May 1 (Bloomberg) -- The mortgage interest deduction capital of the U.S. lies just outside the nation’s capital.
More than two of every five tax filers in the Washington area’s Maryland suburbs of Bethesda-Gaithersburg-Frederick claim the tax break, the highest percentage in the country, according to a report by the Pew Charitable Trusts.
“The distribution of this tax benefit is uneven across the states for many different reasons,” said Anne Stauffer, director of Pew’s fiscal federalism initiative. “There are these large variations, which mean that the impacts of any change would actually be very different” across the U.S.

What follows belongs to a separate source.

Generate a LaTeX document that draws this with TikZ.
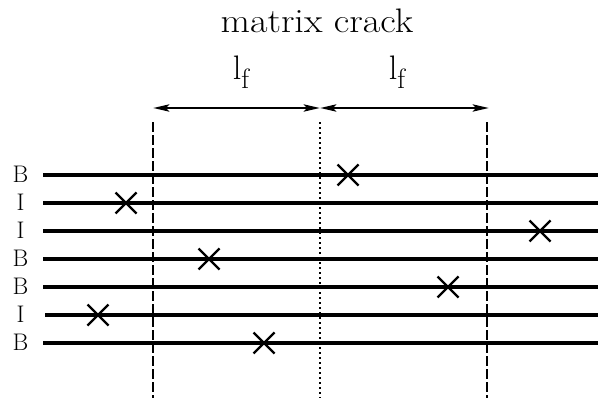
\documentclass[tikz,border=0pt]{standalone}
\usetikzlibrary{arrows.meta}
\begin{document}
\begin{tikzpicture}[x=1pt,y=-1pt,
  fiber/.style={line width=3.3pt},
  lbl/.style={font=\fontsize{24}{26}\selectfont, anchor=base, inner sep=0pt},
  big/.style={font=\fontsize{34}{36}\selectfont, anchor=base, inner sep=0pt},
  brk/.style={line width=2.3pt},
  dashv/.style={line width=2pt, dash pattern=on 10pt off 3pt},
  dotv/.style={line width=2.8pt, dash pattern=on 2.2pt off 2.8pt},
  dim/.style={line width=2.8pt, {Stealth[length=16pt,width=7pt,inset=3pt]}-{Stealth[length=16pt,width=7pt,inset=3pt]}}]
\useasboundingbox (0,0) rectangle (603,404);
% title and labels
\node[big] (title) at (317,33) {\scalebox{1.12}[1]{matrix crack}};
\node[big] (lf1) at (241,80) {l\raisebox{-9pt}{\fontsize{28}{28}\selectfont f}};
\node[big] (lf2) at (397,80) {l\raisebox{-9pt}{\fontsize{28}{28}\selectfont f}};
% vertical lines
\coordinate (dLt) at (153,122); \coordinate (dLb) at (153,398);
\coordinate (dMt) at (320,122); \coordinate (dMb) at (320,398);
\coordinate (dRt) at (487,122); \coordinate (dRb) at (487,398);
\coordinate (aL) at (153,108); \coordinate (aM) at (320,108); \coordinate (aR) at (489,108);
\draw[dim] (aL) -- (aM);
\draw[dim] (aM) -- (aR);
% fibers
\foreach \y/\t/\s [count=\i] in {175/B/43,203/I/43,231/I/43,259/B/43,287/B/43,315/I/45,343/B/43}{
  \node[lbl] (t\i) at (20.5,\y+7.5) {\t};
  \coordinate (s\i) at (\s,\y);
  \coordinate (e\i) at (598,\y);
  \draw[fiber] (s\i) -- (e\i);
}
\draw[dashv] (dLt) -- (dLb);
\draw[dotv] (dMt) -- (dMb);
\draw[dashv] (dRt) -- (dRb);
% breaks
\foreach \x/\y [count=\j] in {126/203,209/259,98/315,264/343,348/175,540/231,448/287}{
  \coordinate (c\j) at (\x,\y);
  \draw[brk] ([shift={(-10.5,-10.5)}]c\j) -- ([shift={(10.5,10.5)}]c\j);
  \draw[brk] ([shift={(-10.5,10.5)}]c\j) -- ([shift={(10.5,-10.5)}]c\j);
}
\end{tikzpicture}
\end{document}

The mortgage interest deduction, long considered politically untouchable in Congress, is being scrutinized as lawmakers debate whether and how to curtail it as part of a rewrite of the tax code that would lower marginal rates. Changing the deduction could affect real estate agents and home builders, along with the appliance and furniture industries.
Previous studies have demonstrated that the tax break, which is available only to the one-third of taxpayers who itemize their deductions, tends to benefit higher-income households.
More than three-quarters of the $68 billion benefit in 2012 was claimed by households with annual incomes exceeding $100,000, according to the congressional Joint Committee on Taxation.
The tax break tends to be concentrated in high-income areas with relatively high property values and homeownership rates. The Pew report shows the geographic disparities inherent in the deduction.
Economists and bipartisan groups have suggested ideas for curbing the deduction without eliminating it. Those include lowering the $1 million cap on the amount of a loan that can be deducted and preventing owners from claiming the tax break for second homes.
“The key is really to focus the tax benefits more carefully,” Phillip Swagel, a public policy professor at the University of Maryland who served in the Treasury Department during George W. Bush’s presidency, told a House Ways and Means Committee hearing last week.
The Washington region, filled with government workers and contractors, is one of the wealthiest in the country.
Seven of the 10 counties with the highest median U.S. income in 2011 surrounded Washington, according to the Census Bureau. Census data also show that 14.1 percent of the region’s households were in the nation’s top 5 percent, ranking third among metropolitan areas.
The rest of the Washington metropolitan area, which Pew researchers analyzed separately from the Bethesda-Gaithersburg-Frederick region, ranks fourth in the mortgage interest study, after the Minneapolis region and then suburbs in Illinois and Wisconsin between Chicago and Milwaukee.
When ranked by the average size of the mortgage interest deduction claimed on tax returns, the Bethesda area comes in fifth, at $6,775. Topping the list are four regions in California, led by San Jose-Sunnyvale-Santa Clara, where the average tax filer deducted $7,659 in mortgage interest.
The metropolitan data are from 2007, the most recent available from the Internal Revenue Service, according to the study by Pew, a non-profit group that does research in areas such as environmental and health policy.
State-level data from 2010 put Maryland first and Virginia third, both in the percentage of filers claiming the tax benefit and the average size of the break.
North Dakota residents had the lowest average mortgage interest deduction, at $1,192, which was 26 percent of the average $4,580 in Maryland.
Just 15 percent of West Virginia residents deducted mortgage interest in 2010, less than half the rate in neighboring Maryland.
Maryland in 2011 had the country’s highest median income at $70,004, 39 percent above the national average.